### Task description
Using the listing below, select the lines with the word "chart" and copy them.

— start —

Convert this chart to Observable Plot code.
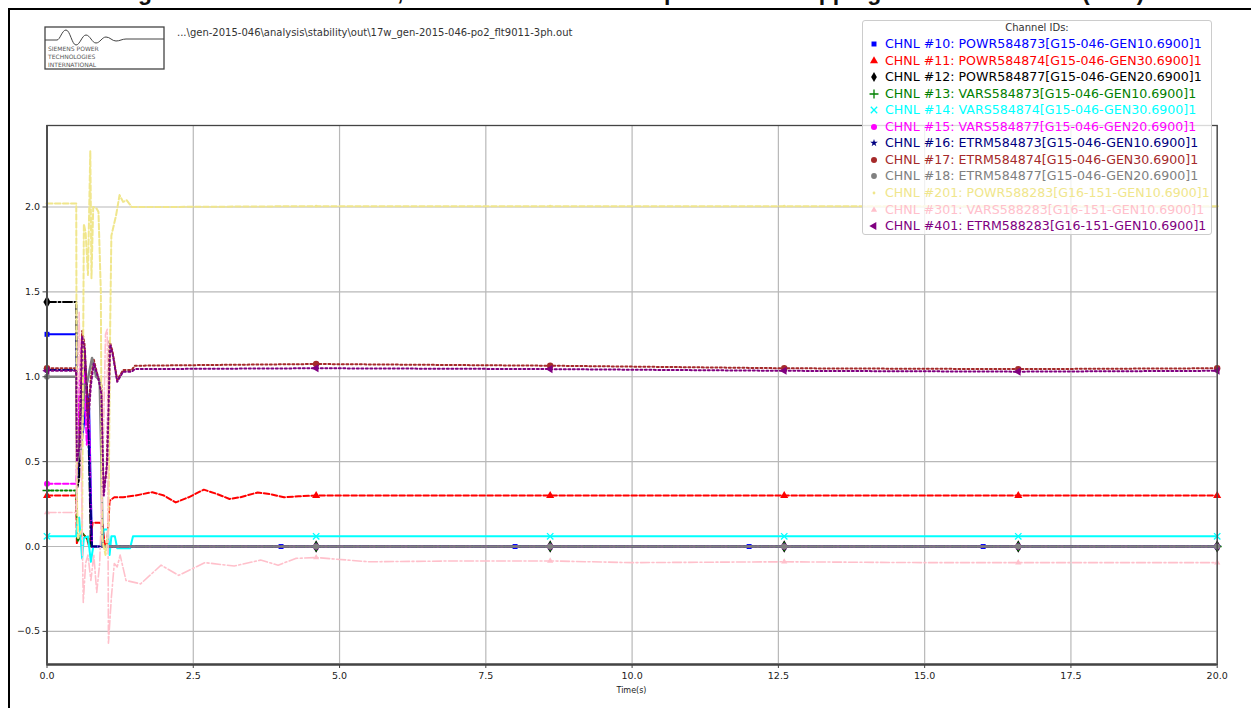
<!DOCTYPE html>
<html><head><meta charset="utf-8">
<script src="https://cdn.jsdelivr.net/npm/d3@7"></script>
<script src="https://cdn.jsdelivr.net/npm/@observablehq/plot@0.6"></script>
<style>
html,body{margin:0;padding:0;background:#fff;overflow:hidden;}
#fig{position:relative;width:1251px;height:708px;overflow:hidden;font-family:"DejaVu Sans",sans-serif;background:#fff;}
#border{position:absolute;left:8px;top:8px;width:1400px;height:900px;border-top:2px solid #000;border-left:2.5px solid #000;}
#title{position:absolute;left:0;width:1262px;top:-19px;text-align:center;font:bold 23px "Liberation Sans",Arial,sans-serif;color:#111;line-height:23px;white-space:nowrap;}
#chart{position:absolute;left:0;top:0;}
#path{position:absolute;left:177px;top:27px;font-size:10px;color:#333;white-space:nowrap;}
#logo{position:absolute;left:44px;top:26px;}
#legend{position:absolute;left:862px;top:20px;width:350px;height:215px;background:rgba(255,255,255,0.8);border:1px solid #ccc;border-radius:3px;box-sizing:border-box;}
#legend .ttl{position:absolute;left:0;right:0;top:1px;text-align:center;font-size:10px;color:#333;}
#legend .row{position:absolute;left:0;height:16px;line-height:16px;font-size:12.6px;white-space:nowrap;}
#legend .row svg{position:absolute;left:6px;top:3px;}
#legend .row span{position:absolute;left:22px;top:0;}
#xlabel{position:absolute;left:46px;width:1171px;top:686px;text-align:center;font-size:8px;color:#222;}
</style></head><body>
<div id="fig">
<div id="title"></div>
<div id="border"></div>
<svg id="logo" width="122" height="45">
<rect x="1" y="1" width="119" height="42" fill="none" stroke="#444" stroke-width="1.3"/>
<path d="M1 14 H13 C16 14 18 4 22 4 C26 4 28 19 32 19 C36 19 38 9 42 9 C46 9 48 17 52 17 C56 17 58 11 62 11 C66 11 68 15 72 15 C76 15 78 13 82 13 H120" fill="none" stroke="#444" stroke-width="1"/>
<text x="4" y="25" font-size="6" fill="#555" font-family="DejaVu Sans">SIEMENS POWER</text>
<text x="4" y="33" font-size="6" fill="#555" font-family="DejaVu Sans">TECHNOLOGIES</text>
<text x="4" y="41" font-size="6" fill="#555" font-family="DejaVu Sans">INTERNATIONAL</text>
</svg>
<div id="path"></div>
<div id="chart"></div>
<div id="xlabel"></div>
<div id="legend"><div class="ttl"></div></div>
</div>
<script>
// ---------- text ----------
const titleText = "Figure 6-17: FLT9011-3PH, GEN-2015-046 Unit Response with Tripping of the Substation (17W)";
const pathText = "...\\gen-2015-046\\analysis\\stability\\out\\17w_gen-2015-046-po2_flt9011-3ph.out";
const legendTitle = "Channel IDs:";
const xLabel = "Time(s)";

// ---------- axes ----------
const X_DOMAIN = [0, 20];
const Y_DOMAIN = [-0.695, 2.48];
const TIME_TICKS = [0, 2.5, 5, 7.5, 10, 12.5, 15, 17.5, 20];
const VALUE_TICKS = [-0.5, 0, 0.5, 1, 1.5, 2];

// ---------- channel labels ----------
const channelIds = [
  "CHNL #10: POWR584873[G15-046-GEN10.6900]1",
  "CHNL #11: POWR584874[G15-046-GEN30.6900]1",
  "CHNL #12: POWR584877[G15-046-GEN20.6900]1",
  "CHNL #13: VARS584873[G15-046-GEN10.6900]1",
  "CHNL #14: VARS584874[G15-046-GEN30.6900]1",
  "CHNL #15: VARS584877[G15-046-GEN20.6900]1",
  "CHNL #16: ETRM584873[G15-046-GEN10.6900]1",
  "CHNL #17: ETRM584874[G15-046-GEN30.6900]1",
  "CHNL #18: ETRM584877[G15-046-GEN20.6900]1",
  "CHNL #201: POWR588283[G16-151-GEN10.6900]1",
  "CHNL #301: VARS588283[G16-151-GEN10.6900]1",
  "CHNL #401: ETRM588283[G16-151-GEN10.6900]1"
];

// ---------- series values [time, value] ----------
const chnl10 = [[0,1.25],[0.5,1.25],[0.52,0.45],[0.57,0.55],[0.63,0.72],[0.69,0.9],[0.72,0.82],[0.75,0.3],[0.77,0],[4,0],[8,0],[12,0],[16,0],[20,0]];
const chnl11 = [[0,0.30],[0.5,0.30],[0.51,0.02],[0.55,0.05],[0.62,0.07],[0.68,0.05],[0.72,0.0],[0.78,0.14],[0.9,0.14],[0.95,0.13],[0.99,0.0],[1.03,0.02],[1.07,0.27],[1.15,0.29],[1.3,0.29],[1.5,0.30],[1.8,0.32],[2.0,0.30],[2.2,0.26],[2.42,0.29],[2.68,0.335],[2.9,0.31],[3.12,0.28],[3.3,0.29],[3.6,0.318],[3.8,0.31],[4.05,0.29],[4.3,0.296],[4.6,0.30],[8.6,0.30],[12.6,0.30],[16.6,0.30],[20,0.30]];
const chnl12 = [[0,1.44],[0.5,1.44],[0.52,0.35],[0.55,0.4],[0.6,0.9],[0.64,1.05],[0.68,0.97],[0.72,0.5],[0.75,0],[4.6,0],[8.6,0],[12.6,0],[16.6,0],[20,0]];
const chnl13 = [[0,0.33],[0.5,0.33],[0.52,0.03],[0.6,0.08],[0.68,0.05],[0.74,0],[4.6,0],[8.6,0],[12.6,0],[16.6,0],[20,0]];
const chnl14 = [[0,0.06],[0.5,0.06],[0.52,0.15],[0.55,0.17],[0.6,-0.07],[0.63,0.05],[0.7,0.06],[0.75,-0.09],[0.79,0.0],[0.94,0.0],[0.97,0.1],[1.04,0.1],[1.07,-0.05],[1.1,0.06],[1.16,0.06],[1.2,-0.01],[1.42,-0.01],[1.47,0.06],[4.6,0.06],[8.6,0.06],[12.6,0.06],[16.6,0.06],[20,0.06]];
const chnl15 = [[0,0.37],[0.5,0.37],[0.52,0.55],[0.56,1.0],[0.6,1.25],[0.64,0.95],[0.68,0.6],[0.72,0.75],[0.75,0.2],[0.77,0],[4.6,0],[8.6,0],[12.6,0],[16.6,0],[20,0]];
const chnl16 = [[0,1.04],[0.5,1.04],[0.52,0.4],[0.57,0.7],[0.61,1.22],[0.65,1.1],[0.7,0.8],[0.74,0.3],[0.77,0],[4.6,0],[8.6,0],[12.6,0],[16.6,0],[20,0]];
const chnl17 = [[0,1.05],[0.5,1.05],[0.51,0.45],[0.55,0.55],[0.6,1.27],[0.64,1.2],[0.7,0.75],[0.75,1.0],[0.8,1.1],[0.87,1.0],[0.93,0.95],[0.96,0.32],[1.02,0.45],[1.07,1.21],[1.12,1.15],[1.2,0.98],[1.3,1.04],[1.45,1.04],[1.5,1.065],[3,1.07],[4.6,1.075],[8.6,1.065],[12.6,1.05],[16.6,1.045],[20,1.05]];
const chnl18 = [[0,1.0],[0.5,1.0],[0.52,0.5],[0.58,0.6],[0.64,0.95],[0.69,0.97],[0.77,1.11],[0.84,1.0],[0.9,0.98],[0.93,0.5],[0.95,0],[4.6,0],[8.6,0],[12.6,0],[16.6,0],[20,0]];
const chnl201 = [[0,2.02],[0.5,2.02],[0.51,0.3],[0.53,0.05],[0.6,0.1],[0.63,1.9],[0.66,1.85],[0.7,1.6],[0.74,2.33],[0.76,1.58],[0.79,2.0],[0.85,1.99],[0.88,1.97],[0.92,1.5],[0.94,0.05],[1.0,-0.05],[1.05,0.1],[1.08,1.3],[1.1,1.83],[1.18,1.95],[1.24,2.07],[1.3,2.03],[1.36,2.04],[1.45,2.0],[2,2.0],[4.6,2.005],[8.6,2.005],[12.6,2.005],[16.6,2.005],[20,2.005]];
const chnl301 = [[0,0.2],[0.5,0.2],[0.52,0.9],[0.55,1.38],[0.58,0.6],[0.62,-0.33],[0.66,-0.1],[0.7,-0.05],[0.75,-0.2],[0.8,-0.05],[0.85,-0.27],[0.9,-0.1],[0.95,0.4],[1.0,1.25],[1.03,1.28],[1.05,-0.57],[1.1,-0.3],[1.15,-0.1],[1.2,-0.12],[1.25,-0.05],[1.35,-0.2],[1.6,-0.22],[1.95,-0.11],[2.25,-0.17],[2.7,-0.095],[3.2,-0.115],[3.65,-0.08],[3.95,-0.11],[4.25,-0.07],[4.6,-0.065],[5.5,-0.09],[7,-0.085],[8.6,-0.085],[10,-0.095],[12.6,-0.09],[15,-0.095],[16.6,-0.095],[20,-0.095]];
const chnl401 = [[0,1.035],[0.5,1.035],[0.51,0.5],[0.56,0.6],[0.6,1.24],[0.65,1.15],[0.7,0.7],[0.75,0.95],[0.8,1.08],[0.87,1.0],[0.93,0.9],[0.97,0.3],[1.03,0.5],[1.08,1.19],[1.13,1.12],[1.2,0.97],[1.3,1.03],[1.45,1.03],[1.5,1.045],[4.6,1.05],[8.6,1.045],[12.6,1.035],[16.6,1.03],[20,1.035]];

// times at which markers are shown
const markTimesA = [0, 4.6, 8.6, 12.6, 16.6, 20];
const markTimesB = [0, 4, 8, 12, 16, 20];

// ---------- styles ----------
const SOLID = null, DASHED = "5.5,2.5", DASHDOT = "9,2.5,2,2.5", DOTTED = "2,2.5";
const seriesData = [chnl10, chnl11, chnl12, chnl13, chnl14, chnl15, chnl16, chnl17, chnl18, chnl201, chnl301, chnl401];
const seriesColors = ["#0000ff","#ff0000","#000000","#008000","#00ffff","#ff00ff","#000080","#a52a2a","#808080","#f0e68c","#ffc0cb","#800080"];
const seriesDash = [SOLID, DASHED, DASHDOT, DOTTED, SOLID, DASHED, DASHDOT, DOTTED, SOLID, DASHED, DASHDOT, DOTTED];
const seriesWidth = [2, 2, 2, 2, 2, 2, 2, 2, 2.5, 2, 1.6, 2];
const seriesSymbol = ["square","triangle","diamond","plus","times","circle","star","circle","circle","circle","triangle","triangle"];
const seriesR = [2.8, 3, 3.8, 3, 3, 3, 2.4, 3.2, 2.9, 1.4, 2.3, 3];
const seriesRotate = [0,0,0,0,0,0,0,0,0,0,0,-90];
const seriesMarks = [markTimesB, markTimesA, markTimesA, markTimesA, markTimesA, markTimesA, markTimesA, markTimesA, markTimesA, markTimesA, markTimesA, markTimesA];
const strokeSymbols = new Set(["plus","times"]);

// ---------- plot ----------
const marks = [
  Plot.gridX(TIME_TICKS, {stroke: "#b8b8b8", strokeOpacity: 1, strokeWidth: 1.2}),
  Plot.gridY(VALUE_TICKS, {stroke: "#b8b8b8", strokeOpacity: 1, strokeWidth: 1.2})
];
seriesData.forEach((data, i) => {
  const rows = data.map(([t, v]) => ({t, v}));
  const lineOpts = {x: "t", y: "v", stroke: seriesColors[i], strokeWidth: seriesWidth[i]};
  if (seriesDash[i]) lineOpts.strokeDasharray = seriesDash[i];
  marks.push(Plot.line(rows, lineOpts));
  const mk = rows.filter(d => seriesMarks[i].includes(d.t));
  const isStroke = strokeSymbols.has(seriesSymbol[i]);
  marks.push(Plot.dot(mk, {
    x: "t", y: "v", symbol: seriesSymbol[i], r: seriesR[i], rotate: seriesRotate[i],
    fill: isStroke ? "none" : seriesColors[i],
    stroke: isStroke ? seriesColors[i] : "none",
    strokeWidth: 1.3
  }));
});
marks.push(
  Plot.ruleX([X_DOMAIN[0]], {stroke: "#666", strokeWidth: 2}),
  Plot.ruleY([Y_DOMAIN[0]], {stroke: "#777", strokeWidth: 3}),
  Plot.frame({stroke: "#444", strokeWidth: 1.3}),
  Plot.axisX(TIME_TICKS, {tickFormat: d3.format(".1f"), tickSize: 4, tickPadding: 4, fontSize: 9.5, label: null, stroke: "#444"}),
  Plot.axisY(VALUE_TICKS, {tickFormat: d3.format(".1f"), tickSize: 4, tickPadding: 3, fontSize: 9.5, label: null, stroke: "#444"})
);

const chart = Plot.plot({
  width: 1251, height: 708,
  marginLeft: 46.5, marginRight: 34.3, marginTop: 125, marginBottom: 44,
  x: {domain: X_DOMAIN},
  y: {domain: Y_DOMAIN},
  style: {fontFamily: "DejaVu Sans", color: "#222", background: "transparent"},
  marks
});
document.getElementById("chart").appendChild(chart);

// ---------- texts ----------
document.getElementById("title").textContent = titleText;
document.getElementById("path").textContent = pathText;
document.getElementById("xlabel").textContent = xLabel;

// ---------- legend ----------
const symbolTypes = {square: d3.symbolSquare, triangle: d3.symbolTriangle, diamond: d3.symbolDiamond, plus: d3.symbolPlus, times: d3.symbolTimes, circle: d3.symbolCircle, star: d3.symbolStar};
const legend = document.getElementById("legend");
legend.querySelector(".ttl").textContent = legendTitle;
channelIds.forEach((label, i) => {
  const row = document.createElement("div");
  row.className = "row";
  row.style.top = (15 + 16.55 * i) + "px";
  const r = Math.min(seriesR[i], 3);
  const size = Math.PI * r * r;
  const isStroke = strokeSymbols.has(seriesSymbol[i]);
  const d = d3.symbol(symbolTypes[seriesSymbol[i]], size)();
  row.innerHTML = `<svg width="10" height="10"><path d="${d}" transform="translate(5,5) rotate(${seriesRotate[i]})" fill="${isStroke ? "none" : seriesColors[i]}" stroke="${isStroke ? seriesColors[i] : "none"}" stroke-width="1.3"/></svg>`;
  const span = document.createElement("span");
  span.textContent = label;
  span.style.color = seriesColors[i];
  row.appendChild(span);
  legend.appendChild(row);
});
</script>
</body></html>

— end —

### The solution
Convert this chart to Observable Plot code.
#chart{position:absolute;left:0;top:0;}
<div id="chart"></div>
const chart = Plot.plot({
document.getElementById("chart").appendChild(chart);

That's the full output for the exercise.